**** Supplied material

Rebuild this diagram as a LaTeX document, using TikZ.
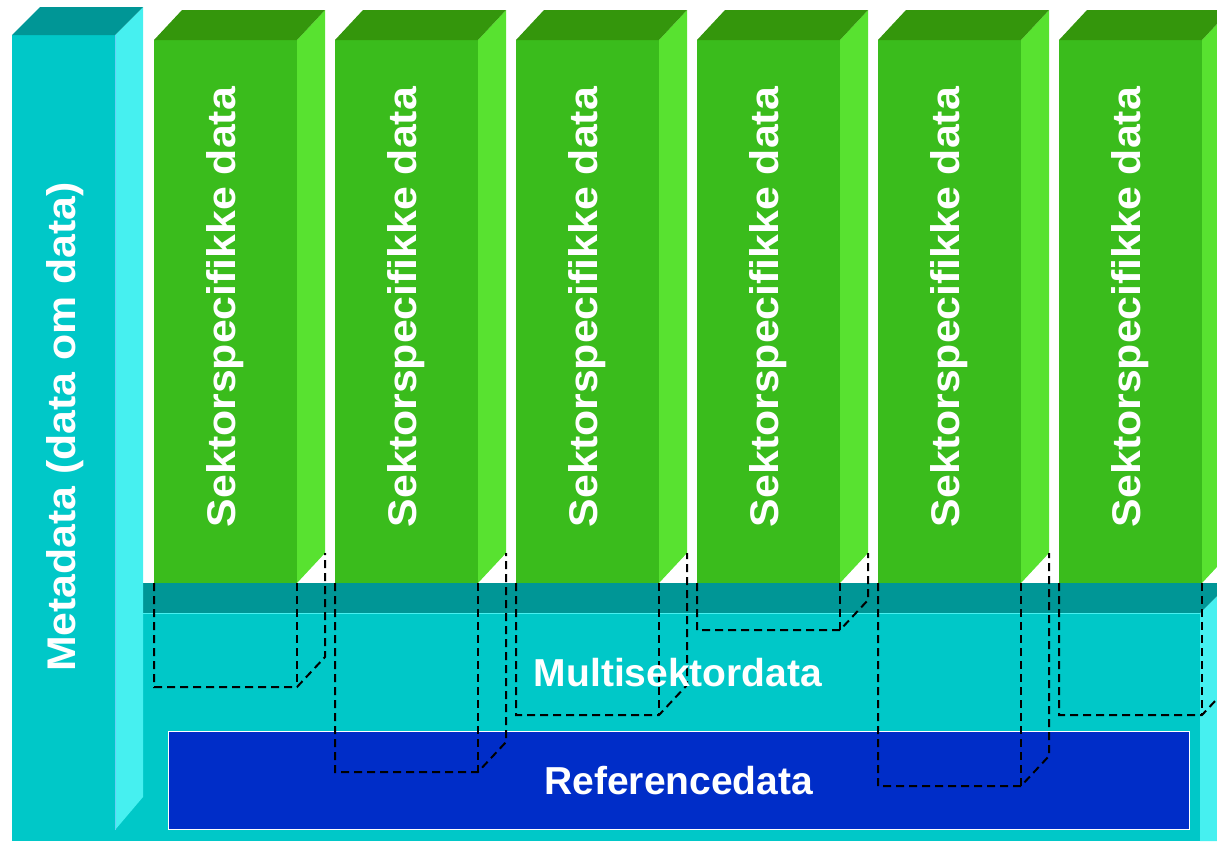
\documentclass[tikz,border=0pt]{standalone}
\usepackage{fontspec}
\setmainfont{Liberation Sans}
\newfontfamily\widesans{Liberation Sans}[FakeStretch=1.07]
\definecolor{metafront}{RGB}{0,200,200}
\definecolor{metaside}{RGB}{70,240,240}
\definecolor{metatop}{RGB}{0,150,150}
\definecolor{sectfront}{RGB}{58,188,28}
\definecolor{sectside}{RGB}{88,226,48}
\definecolor{secttop}{RGB}{52,150,12}
\definecolor{refblue}{RGB}{0,45,200}
\begin{document}
\begin{tikzpicture}[x=1pt,y=-1pt]
  \tikzstyle{label}=[text=white,inner sep=0pt,font=\bfseries\fontsize{39}{39}\selectfont]
  \tikzstyle{uplabel}=[label,rotate=90,font=\widesans\bfseries\fontsize{40}{40}\selectfont]
  \tikzstyle{hidden}=[line width=2pt,dash pattern=on 8pt off 5pt]
  \useasboundingbox (0,0) rectangle (1217,841);

  % multisektor slab
  \fill [metafront] (12,613) rectangle (1200,841);
  \fill [metaside] (1200,613) -- (1217,596) -- (1217,841) -- (1200,841) -- cycle;
  \fill [metatop] (143,583) -- (1217,583) -- (1217,596) -- (1200,613) -- (143,613) -- cycle;
  \draw [metaside,line width=1pt] (143,613.5) -- (1200,613.5);

  % metadata block
  \fill [metafront] (12,35) rectangle (115,830);
  \fill [metaside] (115,35) -- (143,7) -- (143,797) -- (115,830) -- cycle;
  \fill [metatop] (12,35) -- (40,7) -- (143,7) -- (115,35) -- cycle;
  \draw [cyan!60!white,line width=1pt] (115,35) -- (115,830);
  \node [uplabel] (meta) at (65,427) {Metadata (data om data)};

  % referencedata
  \node [draw=white,line width=1.5pt,fill=refblue,minimum width=1021pt,minimum height=98pt,
    label,anchor=north west] (ref) at (167.5,730.5) {};
  \node [label] (reftext) at (ref.center) {Referencedata};

  % sector columns
  \foreach \i/\b in {0/687,1/772,2/715,3/630,4/786,5/715} {
    \pgfmathsetmacro\xa{154+181*\i}
    \pgfmathsetmacro\xb{\xa+143}
    \pgfmathsetmacro\xc{\xb+28}
    \fill [sectfront] (\xa,40) rectangle (\xb,583);
    \fill [sectside] (\xb,40) -- (\xc,10) -- (\xc,553) -- (\xb,583) -- cycle;
    \fill [secttop] (\xa,40) -- ({\xa+28},10) -- (\xc,10) -- (\xb,40) -- cycle;
    \node [uplabel] (sector\i) at ({\xa+71.5},307) {Sektorspecifikke data};
    \draw [hidden] (\xa,583) -- (\xa,\b) -- (\xb,\b) -- (\xc,{\b-30}) -- (\xc,553);
    \draw [hidden] (\xb,583) -- (\xb,\b);
  }

  \node [label] (multi) at (678,673) {Multisektordata};
\end{tikzpicture}
\end{document}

********

[Given problem]
Reproduce the material in full, word for word, and omit the pictures.

[Written solution]
Rebuild this diagram as a LaTeX document, using TikZ.
\documentclass[tikz,border=0pt]{standalone}
\usepackage{fontspec}
\setmainfont{Liberation Sans}
\newfontfamily\widesans{Liberation Sans}[FakeStretch=1.07]
\definecolor{metafront}{RGB}{0,200,200}
\definecolor{metaside}{RGB}{70,240,240}
\definecolor{metatop}{RGB}{0,150,150}
\definecolor{sectfront}{RGB}{58,188,28}
\definecolor{sectside}{RGB}{88,226,48}
\definecolor{secttop}{RGB}{52,150,12}
\definecolor{refblue}{RGB}{0,45,200}
\begin{document}
\begin{tikzpicture}[x=1pt,y=-1pt]
  \tikzstyle{label}=[text=white,inner sep=0pt,font=\bfseries\fontsize{39}{39}\selectfont]
  \tikzstyle{uplabel}=[label,rotate=90,font=\widesans\bfseries\fontsize{40}{40}\selectfont]
  \tikzstyle{hidden}=[line width=2pt,dash pattern=on 8pt off 5pt]
  \useasboundingbox (0,0) rectangle (1217,841);

  % multisektor slab
  \fill [metafront] (12,613) rectangle (1200,841);
  \fill [metaside] (1200,613) -- (1217,596) -- (1217,841) -- (1200,841) -- cycle;
  \fill [metatop] (143,583) -- (1217,583) -- (1217,596) -- (1200,613) -- (143,613) -- cycle;
  \draw [metaside,line width=1pt] (143,613.5) -- (1200,613.5);

  % metadata block
  \fill [metafront] (12,35) rectangle (115,830);
  \fill [metaside] (115,35) -- (143,7) -- (143,797) -- (115,830) -- cycle;
  \fill [metatop] (12,35) -- (40,7) -- (143,7) -- (115,35) -- cycle;
  \draw [cyan!60!white,line width=1pt] (115,35) -- (115,830);
  \node [uplabel] (meta) at (65,427) {Metadata (data om data)};

  % referencedata
  \node [draw=white,line width=1.5pt,fill=refblue,minimum width=1021pt,minimum height=98pt,
    label,anchor=north west] (ref) at (167.5,730.5) {};
  \node [label] (reftext) at (ref.center) {Referencedata};

  % sector columns
  \foreach \i/\b in {0/687,1/772,2/715,3/630,4/786,5/715} {
    \pgfmathsetmacro\xa{154+181*\i}
    \pgfmathsetmacro\xb{\xa+143}
    \pgfmathsetmacro\xc{\xb+28}
    \fill [sectfront] (\xa,40) rectangle (\xb,583);
    \fill [sectside] (\xb,40) -- (\xc,10) -- (\xc,553) -- (\xb,583) -- cycle;
    \fill [secttop] (\xa,40) -- ({\xa+28},10) -- (\xc,10) -- (\xb,40) -- cycle;
    \node [uplabel] (sector\i) at ({\xa+71.5},307) {Sektorspecifikke data};
    \draw [hidden] (\xa,583) -- (\xa,\b) -- (\xb,\b) -- (\xc,{\b-30}) -- (\xc,553);
    \draw [hidden] (\xb,583) -- (\xb,\b);
  }

  \node [label] (multi) at (678,673) {Multisektordata};
\end{tikzpicture}
\end{document}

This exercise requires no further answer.